Sollte sich der Vatikan mit Chinas Führung in der Frage der Bischofsernennungen einigen, wäre das ein „Meilenstein im Normalisierungsprozess des Verhältnisses beider Seiten“, so der Hongkonger Kardinal John Tong. Das Jahrzehnte dauernde Tauziehen um Chinas Kirche wäre beendet, der Weg frei für ein Zusammenwachsen der Kirchen in der Volksrepublik. Auch wäre wohl ein Schritt in Richtung offizieller diplomatischer Beziehungen beider Staaten getan, die 1951 abgebrochen wurden.

Unterschiedliche Interessen

Ob beide Seite im aktuellen Dialog dieselben Ziele verfolgen, steht freilich auf einem anderen Blatt. „Die chinesische Regierung ist mit Problemen auf politischer Ebene befasst, während für den Heiligen Stuhl die Probleme auf der religiösen und pastoralen Ebene liegen“, sagt Kardinal Tong. So gehe es China bei den Bischofsernennungen etwa vorrangig um eine patriotische Ausrichtung der Kandidaten, nicht primär um Fragen der kirchlichen Einheit.

Papst Franziskus will nach Peking

Während die genannten Streitfragen bei den laufenden Gesprächen hinter den Kulissen auf den Tisch kommen dürften, scheint der Papst diese Themen in seinen Aussagen über die Volksrepublik bewusst auszuklammern. „Wir stehen in guten Beziehungen“, versicherte Papst Franziskus im Oktober 2016 diplomatisch, auf seinem Rückflug von Aserbaidschan, „es wird geprüft, man spricht miteinander, es gibt Arbeitskommissionen, ich bin optimistisch.“ China sei ihm stets „ein Bezugspunkt für Größe“ gewesen, bekannte er in seinem ersten ausführlichen China-Interview mit im Januar 2016. Das Land habe einen „unerschöpflichen Reichtum an Kultur und Weisheit“ vorzuweisen und zähle zu den „zivilisiertesten Zivilisationen“ überhaupt.

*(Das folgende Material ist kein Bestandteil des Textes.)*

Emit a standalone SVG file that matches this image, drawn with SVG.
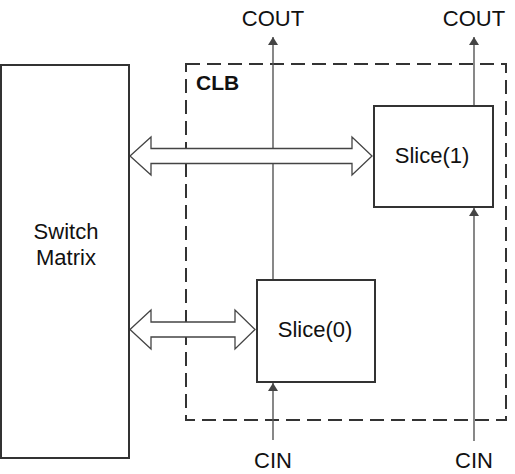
<svg xmlns="http://www.w3.org/2000/svg" width="515" height="474" viewBox="0 0 515 474">
<style>
.box{fill:#fff;stroke:#333;stroke-width:2}
.clb{fill:none;stroke:#333;stroke-width:2;stroke-dasharray:14,7}
.wire{stroke:#555;stroke-width:1.4;fill:none}
.dbl{fill:#fff;stroke:#444;stroke-width:1.3;stroke-linejoin:miter}
text{font-family:"Liberation Sans",Arial,sans-serif;font-size:22px;fill:#111}
.b{font-weight:bold;font-size:21px}
</style>
<defs>
<marker id="ah" markerWidth="8" markerHeight="12" refX="8" refY="6" orient="auto" markerUnits="userSpaceOnUse">
<path d="M0,1 L8,6 L0,11 Z" fill="#444"/>
</marker>
</defs>
<rect width="515" height="474" fill="#fff"/>
<g id="clb">
<rect class="clb" x="186" y="64" width="320" height="356"/>
<text class="b" x="196" y="90">CLB</text>
</g>
<g id="connectors">
<line class="wire" x1="273" y1="280" x2="273" y2="37" marker-end="url(#ah)"/>
<line class="wire" x1="474" y1="106" x2="474" y2="37" marker-end="url(#ah)"/>
<line class="wire" x1="273" y1="440" x2="273" y2="383" marker-end="url(#ah)"/>
<line class="wire" x1="474" y1="441" x2="474" y2="208" marker-end="url(#ah)"/>
<path class="dbl" d="M130,156 L151,137 L151,148.5 L352,148.5 L352,137 L372,156 L352,175 L352,163.5 L151,163.5 L151,175 Z"/>
<path class="dbl" d="M130,329.5 L151,310 L151,322 L235,322 L235,310 L255,329.5 L235,349 L235,337 L151,337 L151,349 Z"/>
</g>
<g id="switch">
<rect class="box" x="1" y="65" width="128" height="393"/>
<text x="66" y="239" text-anchor="middle">Switch</text>
<text x="66" y="265" text-anchor="middle">Matrix</text>
</g>
<g id="slice1">
<rect class="box" x="374" y="106" width="119" height="101"/>
<text x="432" y="163" text-anchor="middle">Slice(1)</text>
</g>
<g id="slice0">
<rect class="box" x="257" y="280" width="118" height="102"/>
<text x="315" y="337" text-anchor="middle">Slice(0)</text>
</g>
<g id="labels">
<text x="273" y="26" text-anchor="middle">COUT</text>
<text x="474" y="26" text-anchor="middle">COUT</text>
<text x="273" y="468" text-anchor="middle">CIN</text>
<text x="474" y="468" text-anchor="middle">CIN</text>
</g>
</svg>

Eines steht fest: der Papst will nach China. Darauf arbeitet Jorge Mario Bergoglio beharrlich hin. Wenn man ihn einlade, sei er dabei, winkte er zuletzt im Gespräch mit „El Pais“ wieder einmal Richtung Osten. Dass er China schätzt, im Großen und Ganzen, daran will er keinen Zweifel lassen. Steter Tropfen höhlt den Stein, weiß er wohl und auch, was auf dem Spiel steht.